On that matter, not addressed in Anthony Romero’s letter, I stand my ground. The “libraries” provision, roving wiretaps and the sneak-and-peek authority are by no stretch of the imagination the worst aspects of the Patriot Act. Yet they have garnered virtually all the attention. The SAFE Act, the principal liberal-conservative coalition bill to amend the Patriot Act, would make important improvements in these measures, but it does not even touch the act’s more troubling provisions affecting immigration, guilt by association or the freezing of charities’ assets based on secret evidence–presumably because conservatives would not have signed on if it had.

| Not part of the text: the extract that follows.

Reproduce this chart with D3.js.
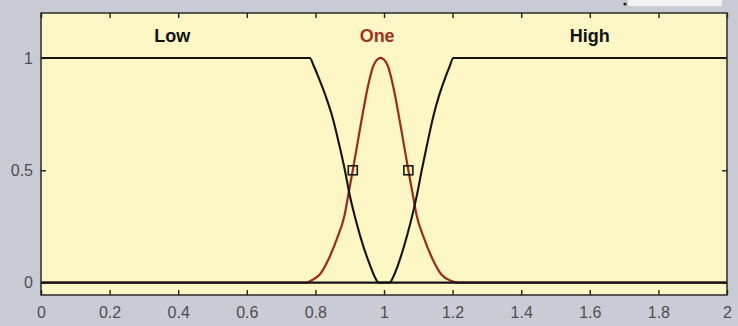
<!DOCTYPE html>
<html>
<head>
<meta charset="utf-8">
<script src="https://cdn.jsdelivr.net/npm/d3@7/dist/d3.min.js"></script>
<style>
  html, body { margin: 0; padding: 0; background: #c9cbd5; }
  svg { display: block; font-family: "Liberation Sans", Arial, sans-serif; }
</style>
</head>
<body>
<svg id="chart" width="738" height="326"></svg>
<script>
// Membership functions over the input range [0, 2]
const lowX  = [0, 0.784, 0.795, 0.810, 0.830, 0.850, 0.870, 0.886, 0.900, 0.920, 0.940, 0.960, 0.975, 0.984, 2];
const lowY  = [1, 1,     0.965, 0.910, 0.830, 0.735, 0.610, 0.500, 0.390, 0.265, 0.160, 0.075, 0.020, 0,     0];

const oneX  = [0, 0.775, 0.785, 0.812, 0.840, 0.864, 0.885, 0.897, 0.909, 0.925, 0.939, 0.952, 0.970, 0.990, 1.010, 1.028, 1.041, 1.055, 1.071, 1.083, 1.095, 1.116, 1.140, 1.168, 1.195, 1.215, 2];
const oneY  = [0, 0,     0.008, 0.035, 0.110, 0.200, 0.300, 0.400, 0.500, 0.640, 0.761, 0.865, 0.969, 1.000, 0.969, 0.865, 0.761, 0.640, 0.500, 0.400, 0.300, 0.200, 0.110, 0.035, 0.008, 0,     0];

const highX = [0, 1.017, 1.025, 1.040, 1.058, 1.077, 1.096, 1.110, 1.125, 1.143, 1.160, 1.178, 1.192, 1.202, 2];
const highY = [0, 0,     0.020, 0.075, 0.160, 0.265, 0.390, 0.500, 0.610, 0.735, 0.830, 0.910, 0.965, 1,     1];

// Half-height points of "One"
const markerX = [0.909, 1.071];
const markerY = [0.5, 0.5];

// Set names and where they are written
const setNames  = ["Low", "One", "High"];
const setNameX  = [0.383, 0.98, 1.6];
const setColors = ["#111111", "#a3301f", "#111111"];

const xTicks = [0, 0.2, 0.4, 0.6, 0.8, 1, 1.2, 1.4, 1.6, 1.8, 2];
const yTicks = [0, 0.5, 1];

const W = 738, H = 326;
const margin = { top: 13, right: 11, bottom: 31, left: 41 };
const iw = W - margin.left - margin.right;
const ih = H - margin.top - margin.bottom;

const svg = d3.select("#chart");

// small white strip along the top edge
svg.append("rect").attr("x", 628).attr("y", 0).attr("width", 94).attr("height", 6).attr("fill", "#f3f3f5");
svg.append("circle").attr("cx", 625).attr("cy", 4).attr("r", 1.6).attr("fill", "#222");

const g = svg.append("g").attr("transform", `translate(${margin.left},${margin.top})`);

const x = d3.scaleLinear().domain([0, 2]).range([0, iw]);
const y = d3.scaleLinear().domain([-0.055, 1.2]).range([ih, 0]);

g.append("rect").attr("width", iw).attr("height", ih).attr("fill", "#fcf7c4");

const line = d3.line()
  .x(d => x(d[0]))
  .y(d => y(d[1]))
  .curve(d3.curveMonotoneX);

const zip = (a, b) => a.map((v, i) => [v, b[i]]);

g.append("path").datum(zip(oneX, oneY))
  .attr("d", line).attr("fill", "none").attr("stroke", "#9e2a1c").attr("stroke-width", 2.2);
g.append("path").datum(zip(lowX, lowY))
  .attr("d", line).attr("fill", "none").attr("stroke", "#141414").attr("stroke-width", 2.1);
g.append("path").datum(zip(highX, highY))
  .attr("d", line).attr("fill", "none").attr("stroke", "#141414").attr("stroke-width", 2.1);

g.selectAll("rect.marker").data(zip(markerX, markerY)).enter()
  .append("rect").attr("class", "marker")
  .attr("x", d => x(d[0]) - 4.5).attr("y", d => y(d[1]) - 4.5)
  .attr("width", 9).attr("height", 9)
  .attr("fill", "none").attr("stroke", "#1a1a1a").attr("stroke-width", 1.6);

g.selectAll("text.setname").data(setNames).enter()
  .append("text").attr("class", "setname")
  .attr("x", (d, i) => x(setNameX[i]))
  .attr("y", y(1.071))
  .attr("text-anchor", "middle")
  .attr("font-size", 18).attr("font-weight", "bold")
  .attr("fill", (d, i) => setColors[i])
  .text(d => d);

// Axes with inward ticks on all four sides
const fmt = d => d3.format("~g")(d);
const styleAxis = sel => {
  sel.select(".domain").remove();
  sel.selectAll(".tick line").attr("stroke", "#222").attr("stroke-width", 1.4);
  sel.selectAll("text").attr("fill", "#4e4e4e").attr("font-size", 16).attr("font-family", "'Liberation Sans', Arial, sans-serif");
};

g.append("g").attr("transform", `translate(0,${ih})`)
  .call(d3.axisBottom(x).tickValues(xTicks).tickFormat(fmt).tickSizeInner(-5).tickSizeOuter(0).tickPadding(12))
  .call(styleAxis);
g.append("g")
  .call(d3.axisTop(x).tickValues(xTicks).tickFormat("").tickSizeInner(-5).tickSizeOuter(0))
  .call(styleAxis);
g.append("g")
  .call(d3.axisLeft(y).tickValues(yTicks).tickFormat(fmt).tickSizeInner(-5).tickSizeOuter(0).tickPadding(8))
  .call(styleAxis);
g.append("g").attr("transform", `translate(${iw},0)`)
  .call(d3.axisRight(y).tickValues(yTicks).tickFormat("").tickSizeInner(-5).tickSizeOuter(0))
  .call(styleAxis);

g.append("rect").attr("width", iw).attr("height", ih)
  .attr("fill", "none").attr("stroke", "#1e1e1e").attr("stroke-width", 1.4);
</script>
</body>
</html>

Kate Martin, whose Center for National Security Studies has also played a critically important role in fighting for civil liberties since 9/11, correctly notes that liberals are not only working in alliance with conservatives on issues conservatives love but are also attempting to expand the debate to encompass the issues I underscored in my article. She is right, as is Romero, to stress the wide range of work being done. My point was not that liberal groups were not doing this work but that in the Patriot Act debate, that work has gone largely unnoticed. The Civil Liberties Restoration Act that Martin cites is a perfect example. It responds to the immigration abuses so prevalent in the aftermath of 9/11 and fully deserves support from all of us. But it is unlikely even to get a hearing in Congress. As always in a democracy, the voices of those without political power are much less likely to be heard. I consider it our responsibility as liberals and progressives to fight that tendency. The danger is that coalitions with conservatives may well reinforce the very tendency we need to be fighting against.

Coalition politics will always involve some compromises, deferring some items on a wish list in favor of concrete advances on others. I suggest, however, that we liberals might do better to seek support from the rest of the world by insisting on the protection of basic human rights rather than cutting inside-the-Beltway deals with conservatives. It is not a matter of wanting to be left out in the cold but of where one looks for one’s blankets.